In their Amended Answer, Defendants now seek to assert new defenses to the enforcement of the Guaranties that they did not raise in response to Plaintiffs' motion for summary judgment. There is nothing to indicate that these defenses could not have been raised at that time. As has been noted over and over again by a number of courts both within this circuit and elsewhere, a motion for summary judgment is "the 'put up or shut up' moment in a lawsuit" for the non-movants. Hammel v. Eau Galle Cheese Factory, 407 F.3d 852, 859 (7th Cir.2005) ("Summary judgment is not a dress rehearsal or practice run; it is the put up or shut up moment in a lawsuit, when a party must show what evidence it has that would convince a trier of fact to accept its version of the events." (internal quotation marks and citation omitted)). By way of Plaintiffs' summary judgment motion, Defendants were given their chance to "put up," and they simply did not raise the defenses they now seek to assert.

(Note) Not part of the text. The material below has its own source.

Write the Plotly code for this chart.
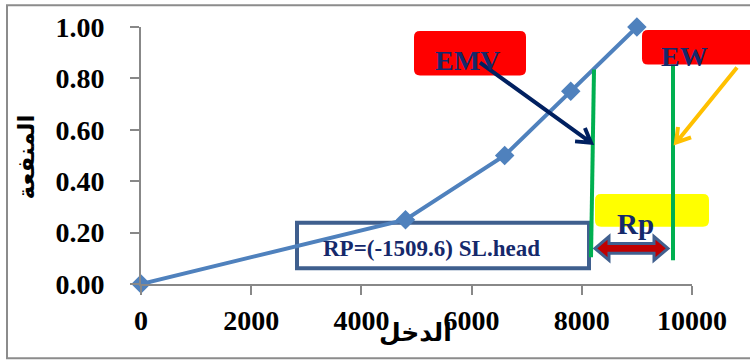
import math
import plotly.graph_objects as go

# Utility curve: income vs. utility
income = [0, 4800, 6600, 7800, 9000]
utility = [0.00, 0.25, 0.50, 0.75, 1.00]

x_ticks = [0, 2000, 4000, 6000, 8000, 10000]
y_ticks = [0.0, 0.2, 0.4, 0.6, 0.8, 1.0]
y_tick_text = ["0.00", "0.20", "0.40", "0.60", "0.80", "1.00"]

x_title = "الدخل"
y_title = "المنفعة"
emv_label = "EMV"
ew_label = "EW"
rp_label = "Rp"
rp_formula = "RP=(-1509.6) SL.head"

# Plot-area geometry in pixels
W, H = 750, 362
L, R, T, B = 141, 58, 24, 78
PW, PH = W - L - R, H - T - B


def px(x):
    return (x - L) / PW


def py(y):
    return (H - B - y) / PH


def path_from_px(points, close=False):
    s = " ".join(("M" if i == 0 else "L") + f" {px(x):.5f},{py(y):.5f}" for i, (x, y) in enumerate(points))
    return s + (" Z" if close else "")


def rounded_rect(x0, y0, x1, y1, r):
    rx, ry = r / PW, r / PH
    a, b, c, d = px(x0), px(x1), py(y1), py(y0)  # left, right, bottom, top
    return (f"M {a+rx},{d} L {b-rx},{d} Q {b},{d} {b},{d-ry} L {b},{c+ry} "
            f"Q {b},{c} {b-rx},{c} L {a+rx},{c} Q {a},{c} {a},{c+ry} "
            f"L {a},{d-ry} Q {a},{d} {a+rx},{d} Z")


def arrow_path(x0, y0, x1, y1, head=16, spread=0.55):
    ang = math.atan2(y1 - y0, x1 - x0)
    pts_a = (x1 - head * math.cos(ang - spread), y1 - head * math.sin(ang - spread))
    pts_b = (x1 - head * math.cos(ang + spread), y1 - head * math.sin(ang + spread))
    return (path_from_px([(x0, y0), (x1, y1)]) + " " +
            path_from_px([pts_a, (x1, y1), pts_b]))


fig = go.Figure()

fig.add_trace(go.Scatter(
    x=income, y=utility, mode="lines+markers",
    line=dict(color="#4F81BD", width=4),
    marker=dict(symbol="diamond", size=15, color="#4F81BD"),
    cliponaxis=False, showlegend=False, hoverinfo="x+y",
))

navy_text = "#15296B"
shapes = [
    # outer chart frame
    dict(type="rect", xref="paper", yref="paper", x0=px(7), x1=px(770), y0=py(359), y1=py(2),
         line=dict(color="#8C8C8C", width=2), layer="below"),
    # RP formula box
    dict(type="rect", xref="paper", yref="paper", x0=px(297), x1=px(589), y0=py(268), y1=py(222),
         line=dict(color="#3F5F8E", width=4), fillcolor="rgba(0,0,0,0)", layer="below"),
    # EMV / EW labels
    dict(type="path", xref="paper", yref="paper", path=rounded_rect(414, 28, 526, 73, 6),
         fillcolor="#FF0000", line=dict(width=0)),
    dict(type="path", xref="paper", yref="paper", path=rounded_rect(642, 27, 780, 62, 6),
         fillcolor="#FF0000", line=dict(width=0)),
    # yellow Rp label
    dict(type="path", xref="paper", yref="paper", path=rounded_rect(595, 193, 709, 226, 6),
         fillcolor="#FFFF00", line=dict(width=0)),
    # EMV and EW vertical markers
    dict(type="line", xref="paper", yref="paper", x0=px(594), y0=py(67), x1=px(591), y1=py(257),
         line=dict(color="#00B050", width=4)),
    dict(type="line", xref="paper", yref="paper", x0=px(673), y0=py(62), x1=px(673), y1=py(260),
         line=dict(color="#00B050", width=4)),
    # arrows
    dict(type="path", xref="paper", yref="paper", path=arrow_path(480, 60, 591, 141),
         line=dict(color="#002060", width=4)),
    dict(type="path", xref="paper", yref="paper", path=arrow_path(737, 65, 676, 141),
         line=dict(color="#FFC000", width=4)),
    # double-headed block arrow between EMV and EW
    dict(type="path", xref="paper", yref="paper",
         path=path_from_px([(595, 248), (609, 236), (609, 243), (654, 243), (654, 236), (668, 248),
                            (654, 260), (654, 253), (609, 253), (609, 260)], close=True),
         fillcolor="#C00000", line=dict(color="#41608F", width=3)),
]

serif = "Liberation Serif, Times New Roman, DejaVu Serif, DejaVu Sans"


def label(text, x, y, size, family=serif, color=navy_text, angle=0):
    return dict(text=f"<b>{text}</b>", x=px(x), y=py(y), xref="paper", yref="paper",
                xanchor="center", yanchor="middle", showarrow=False, textangle=angle,
                font=dict(family=family, size=size, color=color))


annotations = [
    label(emv_label, 467, 58, 28),
    label(ew_label, 684, 54, 28),
    label(rp_label, 635, 223, 29),
    label(rp_formula, 431, 248, 23),
    label(x_title, 415, 333, 25, family="DejaVu Sans", color="black"),
    label(y_title, 26, 156, 23, family="DejaVu Sans", color="black", angle=-90),
]

axis_font = dict(family=serif, size=28, color="black", weight=700)
fig.update_layout(
    width=W, height=H,
    margin=dict(l=L, r=R, t=T, b=B),
    paper_bgcolor="white", plot_bgcolor="white",
    shapes=shapes, annotations=annotations,
    xaxis=dict(range=[0, 10000], tickvals=x_ticks, ticktext=[str(v) for v in x_ticks],
               showgrid=False, zeroline=False, showline=True, linecolor="#888888", linewidth=2,
               ticks="outside", ticklen=9, tickwidth=2, tickcolor="#888888",
               tickfont=axis_font, ticklabelstandoff=1, fixedrange=True),
    yaxis=dict(range=[0, 1], tickvals=y_ticks, ticktext=y_tick_text,
               showgrid=False, zeroline=False, showline=True, linecolor="#888888", linewidth=2,
               ticks="outside", ticklen=9, tickwidth=2, tickcolor="#888888",
               tickfont=axis_font, ticklabelstandoff=20, fixedrange=True),
)

fig.write_html("out.html")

Nevertheless, Defendants argue that they are entitled to assert these new defenses to enforcement of the Guaranties because the "law of the case" doctrine only extends to those issues that were actually decided, and the Court has not ruled that the Guaranties are enforceable with respect to "defenses which could be asserted before the deadline for amendment [of pleadings] has passed." Opp. Brf. at 24. In making such an argument, it appears that Defendants fundamentally misapprehend the nature and function of summary judgment. While it is true, as Defendants point out, that the Court's summary judgment Opinion only addressed the validity of the defenses of fraudulent inducement and duress, this is because those were the only defenses Defendants raised in response to the motion. The fact that the Court did not previously rule on other defenses because they were not raised does not allow Defendants to continue to assert new defenses simply because they are permitted to amend their pleadings. The underlying issues having already been decided*fn4 on summary judgment, the Ninth, Tenth and Eleventh affirmative defenses shall be stricken from the Amended Answer.

III. Conclusion

For the reasons above, Plaintiffs' motion to dismiss counterclaims and strike affirmative defenses is granted. An appropriate Order accompanies this Opinion.